#### Directions for this task
Leave out the pictures and repeat the data exactly.

#### Stored data

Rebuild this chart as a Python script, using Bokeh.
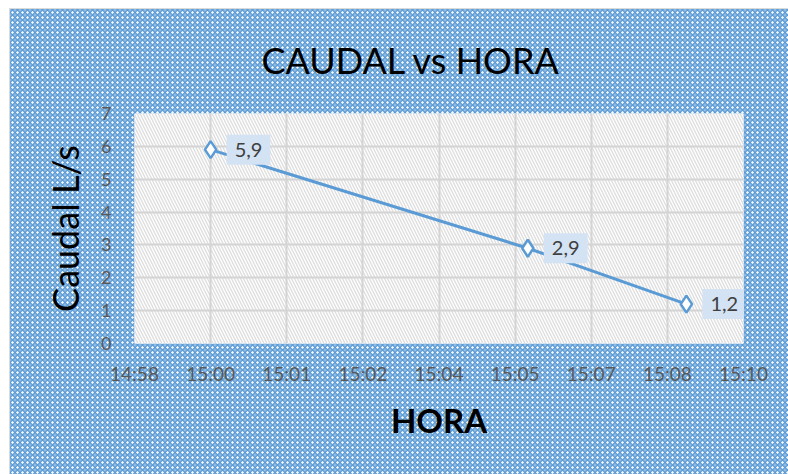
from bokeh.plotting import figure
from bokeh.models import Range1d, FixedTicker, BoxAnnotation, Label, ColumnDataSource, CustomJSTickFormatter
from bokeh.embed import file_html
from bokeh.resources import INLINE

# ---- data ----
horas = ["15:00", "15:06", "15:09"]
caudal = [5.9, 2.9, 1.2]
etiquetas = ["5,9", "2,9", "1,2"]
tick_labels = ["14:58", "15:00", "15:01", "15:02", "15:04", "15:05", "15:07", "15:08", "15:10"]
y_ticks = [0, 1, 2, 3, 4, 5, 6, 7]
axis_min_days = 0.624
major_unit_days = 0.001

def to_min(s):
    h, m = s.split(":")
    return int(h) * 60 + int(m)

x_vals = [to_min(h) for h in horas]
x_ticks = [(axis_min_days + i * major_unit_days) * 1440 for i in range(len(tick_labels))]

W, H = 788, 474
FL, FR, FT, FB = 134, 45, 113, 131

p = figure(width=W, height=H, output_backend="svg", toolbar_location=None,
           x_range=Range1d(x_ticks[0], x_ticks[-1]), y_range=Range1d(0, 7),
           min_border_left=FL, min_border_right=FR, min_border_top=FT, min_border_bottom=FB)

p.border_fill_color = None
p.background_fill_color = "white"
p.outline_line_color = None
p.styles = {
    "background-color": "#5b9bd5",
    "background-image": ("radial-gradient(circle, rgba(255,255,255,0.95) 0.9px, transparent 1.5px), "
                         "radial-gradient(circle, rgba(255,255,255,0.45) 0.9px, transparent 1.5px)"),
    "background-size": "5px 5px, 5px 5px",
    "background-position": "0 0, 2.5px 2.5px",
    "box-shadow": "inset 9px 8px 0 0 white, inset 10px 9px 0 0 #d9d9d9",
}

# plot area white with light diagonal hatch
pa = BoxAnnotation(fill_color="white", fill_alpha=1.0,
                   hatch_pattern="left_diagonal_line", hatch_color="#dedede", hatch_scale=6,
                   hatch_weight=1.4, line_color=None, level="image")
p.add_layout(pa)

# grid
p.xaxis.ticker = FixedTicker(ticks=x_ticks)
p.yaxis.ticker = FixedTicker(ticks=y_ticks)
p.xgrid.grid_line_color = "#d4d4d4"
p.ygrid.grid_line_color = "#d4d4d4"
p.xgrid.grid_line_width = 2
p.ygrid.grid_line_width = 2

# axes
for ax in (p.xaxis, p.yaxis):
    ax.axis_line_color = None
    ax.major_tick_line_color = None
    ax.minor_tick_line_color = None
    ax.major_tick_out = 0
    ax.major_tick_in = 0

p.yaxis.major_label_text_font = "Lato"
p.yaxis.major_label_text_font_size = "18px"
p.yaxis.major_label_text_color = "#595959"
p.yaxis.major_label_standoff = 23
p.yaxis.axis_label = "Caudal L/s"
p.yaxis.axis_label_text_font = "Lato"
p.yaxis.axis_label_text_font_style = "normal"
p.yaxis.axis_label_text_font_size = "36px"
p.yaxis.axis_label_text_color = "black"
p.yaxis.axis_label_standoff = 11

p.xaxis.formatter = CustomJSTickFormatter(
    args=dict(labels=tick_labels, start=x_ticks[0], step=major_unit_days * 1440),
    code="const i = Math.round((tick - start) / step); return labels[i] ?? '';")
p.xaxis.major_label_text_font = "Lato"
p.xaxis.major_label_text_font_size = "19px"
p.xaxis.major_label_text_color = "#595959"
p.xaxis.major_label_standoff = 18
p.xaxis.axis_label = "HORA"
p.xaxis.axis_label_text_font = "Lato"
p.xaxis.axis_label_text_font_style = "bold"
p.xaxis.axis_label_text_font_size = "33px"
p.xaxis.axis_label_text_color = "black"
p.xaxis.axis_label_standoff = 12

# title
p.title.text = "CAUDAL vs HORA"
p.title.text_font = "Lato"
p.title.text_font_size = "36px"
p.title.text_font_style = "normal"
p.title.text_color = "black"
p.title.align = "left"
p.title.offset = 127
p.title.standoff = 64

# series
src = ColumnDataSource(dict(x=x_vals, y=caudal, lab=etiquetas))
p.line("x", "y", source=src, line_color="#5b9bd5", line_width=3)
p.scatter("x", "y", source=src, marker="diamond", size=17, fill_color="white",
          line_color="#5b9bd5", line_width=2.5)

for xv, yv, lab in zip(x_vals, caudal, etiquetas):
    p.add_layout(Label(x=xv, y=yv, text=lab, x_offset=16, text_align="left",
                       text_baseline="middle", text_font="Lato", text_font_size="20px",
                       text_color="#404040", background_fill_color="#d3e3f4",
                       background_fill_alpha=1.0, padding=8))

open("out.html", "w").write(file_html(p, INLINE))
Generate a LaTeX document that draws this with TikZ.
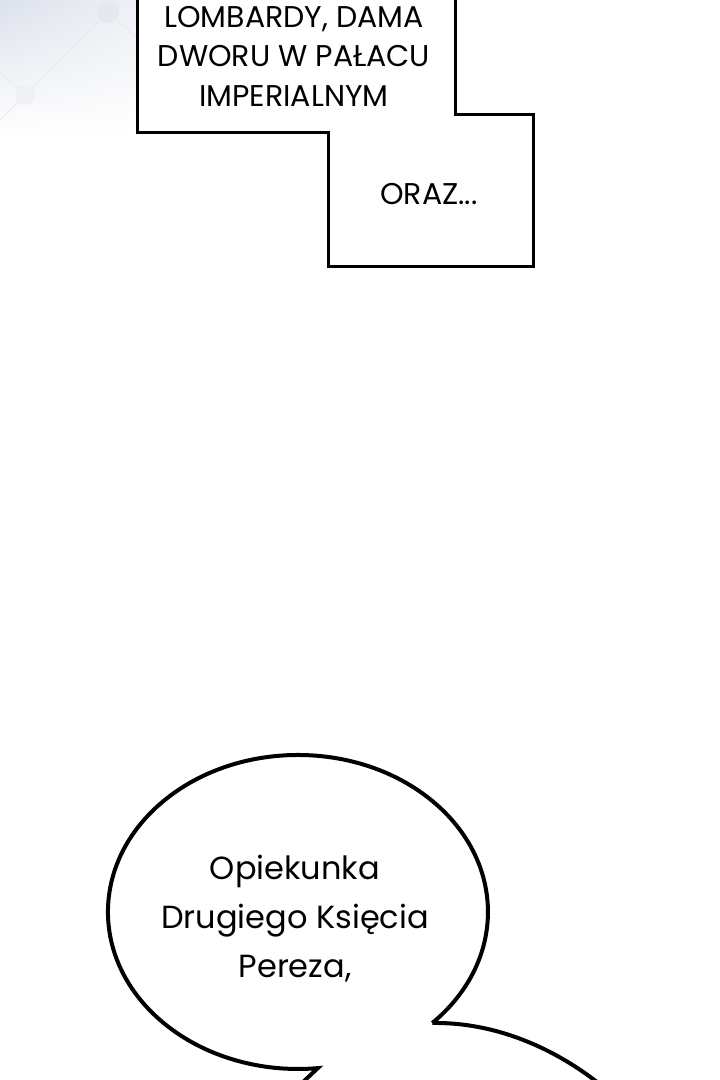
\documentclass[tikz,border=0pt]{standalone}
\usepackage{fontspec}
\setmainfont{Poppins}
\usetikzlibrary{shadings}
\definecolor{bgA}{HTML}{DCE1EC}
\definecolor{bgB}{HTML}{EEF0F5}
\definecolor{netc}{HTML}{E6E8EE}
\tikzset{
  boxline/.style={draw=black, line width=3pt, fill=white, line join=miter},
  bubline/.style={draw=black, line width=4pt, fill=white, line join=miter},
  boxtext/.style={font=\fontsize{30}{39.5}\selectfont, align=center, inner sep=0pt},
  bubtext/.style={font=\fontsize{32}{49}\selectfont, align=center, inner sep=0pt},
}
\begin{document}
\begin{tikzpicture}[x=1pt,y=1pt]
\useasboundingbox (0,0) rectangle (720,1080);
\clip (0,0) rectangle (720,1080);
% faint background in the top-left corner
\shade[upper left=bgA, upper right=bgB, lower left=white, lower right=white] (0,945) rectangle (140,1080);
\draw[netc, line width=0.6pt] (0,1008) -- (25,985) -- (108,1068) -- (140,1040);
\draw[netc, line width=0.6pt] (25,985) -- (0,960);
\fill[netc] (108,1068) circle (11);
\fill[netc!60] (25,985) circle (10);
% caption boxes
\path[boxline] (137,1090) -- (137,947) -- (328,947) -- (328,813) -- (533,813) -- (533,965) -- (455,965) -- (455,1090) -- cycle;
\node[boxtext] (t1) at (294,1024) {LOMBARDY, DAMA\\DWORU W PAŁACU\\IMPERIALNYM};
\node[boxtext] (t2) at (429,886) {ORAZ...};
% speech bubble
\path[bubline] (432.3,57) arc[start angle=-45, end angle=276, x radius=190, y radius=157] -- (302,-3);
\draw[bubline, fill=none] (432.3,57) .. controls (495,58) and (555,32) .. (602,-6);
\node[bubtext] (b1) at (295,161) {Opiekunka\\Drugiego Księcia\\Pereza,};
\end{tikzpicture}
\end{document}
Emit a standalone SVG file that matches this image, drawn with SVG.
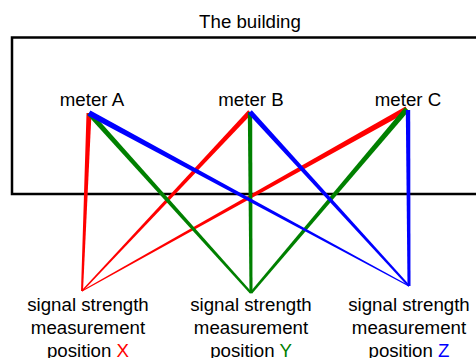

#### Complete answer
Rebuild this chart as a Python script, using Bokeh.
from bokeh.plotting import figure
from bokeh.models import Range1d, FixedTicker, BoxAnnotation, Label, ColumnDataSource, CustomJSTickFormatter
from bokeh.embed import file_html
from bokeh.resources import INLINE

# ---- data ----
horas = ["15:00", "15:06", "15:09"]
caudal = [5.9, 2.9, 1.2]
etiquetas = ["5,9", "2,9", "1,2"]
tick_labels = ["14:58", "15:00", "15:01", "15:02", "15:04", "15:05", "15:07", "15:08", "15:10"]
y_ticks = [0, 1, 2, 3, 4, 5, 6, 7]
axis_min_days = 0.624
major_unit_days = 0.001

def to_min(s):
    h, m = s.split(":")
    return int(h) * 60 + int(m)

x_vals = [to_min(h) for h in horas]
x_ticks = [(axis_min_days + i * major_unit_days) * 1440 for i in range(len(tick_labels))]

W, H = 788, 474
FL, FR, FT, FB = 134, 45, 113, 131

p = figure(width=W, height=H, output_backend="svg", toolbar_location=None,
           x_range=Range1d(x_ticks[0], x_ticks[-1]), y_range=Range1d(0, 7),
           min_border_left=FL, min_border_right=FR, min_border_top=FT, min_border_bottom=FB)

p.border_fill_color = None
p.background_fill_color = "white"
p.outline_line_color = None
p.styles = {
    "background-color": "#5b9bd5",
    "background-image": ("radial-gradient(circle, rgba(255,255,255,0.95) 0.9px, transparent 1.5px), "
                         "radial-gradient(circle, rgba(255,255,255,0.45) 0.9px, transparent 1.5px)"),
    "background-size": "5px 5px, 5px 5px",
    "background-position": "0 0, 2.5px 2.5px",
    "box-shadow": "inset 9px 8px 0 0 white, inset 10px 9px 0 0 #d9d9d9",
}

# plot area white with light diagonal hatch
pa = BoxAnnotation(fill_color="white", fill_alpha=1.0,
                   hatch_pattern="left_diagonal_line", hatch_color="#dedede", hatch_scale=6,
                   hatch_weight=1.4, line_color=None, level="image")
p.add_layout(pa)

# grid
p.xaxis.ticker = FixedTicker(ticks=x_ticks)
p.yaxis.ticker = FixedTicker(ticks=y_ticks)
p.xgrid.grid_line_color = "#d4d4d4"
p.ygrid.grid_line_color = "#d4d4d4"
p.xgrid.grid_line_width = 2
p.ygrid.grid_line_width = 2

# axes
for ax in (p.xaxis, p.yaxis):
    ax.axis_line_color = None
    ax.major_tick_line_color = None
    ax.minor_tick_line_color = None
    ax.major_tick_out = 0
    ax.major_tick_in = 0

p.yaxis.major_label_text_font = "Lato"
p.yaxis.major_label_text_font_size = "18px"
p.yaxis.major_label_text_color = "#595959"
p.yaxis.major_label_standoff = 23
p.yaxis.axis_label = "Caudal L/s"
p.yaxis.axis_label_text_font = "Lato"
p.yaxis.axis_label_text_font_style = "normal"
p.yaxis.axis_label_text_font_size = "36px"
p.yaxis.axis_label_text_color = "black"
p.yaxis.axis_label_standoff = 11

p.xaxis.formatter = CustomJSTickFormatter(
    args=dict(labels=tick_labels, start=x_ticks[0], step=major_unit_days * 1440),
    code="const i = Math.round((tick - start) / step); return labels[i] ?? '';")
p.xaxis.major_label_text_font = "Lato"
p.xaxis.major_label_text_font_size = "19px"
p.xaxis.major_label_text_color = "#595959"
p.xaxis.major_label_standoff = 18
p.xaxis.axis_label = "HORA"
p.xaxis.axis_label_text_font = "Lato"
p.xaxis.axis_label_text_font_style = "bold"
p.xaxis.axis_label_text_font_size = "33px"
p.xaxis.axis_label_text_color = "black"
p.xaxis.axis_label_standoff = 12

# title
p.title.text = "CAUDAL vs HORA"
p.title.text_font = "Lato"
p.title.text_font_size = "36px"
p.title.text_font_style = "normal"
p.title.text_color = "black"
p.title.align = "left"
p.title.offset = 127
p.title.standoff = 64

# series
src = ColumnDataSource(dict(x=x_vals, y=caudal, lab=etiquetas))
p.line("x", "y", source=src, line_color="#5b9bd5", line_width=3)
p.scatter("x", "y", source=src, marker="diamond", size=17, fill_color="white",
          line_color="#5b9bd5", line_width=2.5)

for xv, yv, lab in zip(x_vals, caudal, etiquetas):
    p.add_layout(Label(x=xv, y=yv, text=lab, x_offset=16, text_align="left",
                       text_baseline="middle", text_font="Lato", text_font_size="20px",
                       text_color="#404040", background_fill_color="#d3e3f4",
                       background_fill_alpha=1.0, padding=8))

open("out.html", "w").write(file_html(p, INLINE))
Generate a LaTeX document that draws this with TikZ.
\documentclass[tikz,border=0pt]{standalone}
\usepackage{fontspec}
\setmainfont{Poppins}
\usetikzlibrary{shadings}
\definecolor{bgA}{HTML}{DCE1EC}
\definecolor{bgB}{HTML}{EEF0F5}
\definecolor{netc}{HTML}{E6E8EE}
\tikzset{
  boxline/.style={draw=black, line width=3pt, fill=white, line join=miter},
  bubline/.style={draw=black, line width=4pt, fill=white, line join=miter},
  boxtext/.style={font=\fontsize{30}{39.5}\selectfont, align=center, inner sep=0pt},
  bubtext/.style={font=\fontsize{32}{49}\selectfont, align=center, inner sep=0pt},
}
\begin{document}
\begin{tikzpicture}[x=1pt,y=1pt]
\useasboundingbox (0,0) rectangle (720,1080);
\clip (0,0) rectangle (720,1080);
% faint background in the top-left corner
\shade[upper left=bgA, upper right=bgB, lower left=white, lower right=white] (0,945) rectangle (140,1080);
\draw[netc, line width=0.6pt] (0,1008) -- (25,985) -- (108,1068) -- (140,1040);
\draw[netc, line width=0.6pt] (25,985) -- (0,960);
\fill[netc] (108,1068) circle (11);
\fill[netc!60] (25,985) circle (10);
% caption boxes
\path[boxline] (137,1090) -- (137,947) -- (328,947) -- (328,813) -- (533,813) -- (533,965) -- (455,965) -- (455,1090) -- cycle;
\node[boxtext] (t1) at (294,1024) {LOMBARDY, DAMA\\DWORU W PAŁACU\\IMPERIALNYM};
\node[boxtext] (t2) at (429,886) {ORAZ...};
% speech bubble
\path[bubline] (432.3,57) arc[start angle=-45, end angle=276, x radius=190, y radius=157] -- (302,-3);
\draw[bubline, fill=none] (432.3,57) .. controls (495,58) and (555,32) .. (602,-6);
\node[bubtext] (b1) at (295,161) {Opiekunka\\Drugiego Księcia\\Pereza,};
\end{tikzpicture}
\end{document}
Emit a standalone SVG file that matches this image, drawn with SVG.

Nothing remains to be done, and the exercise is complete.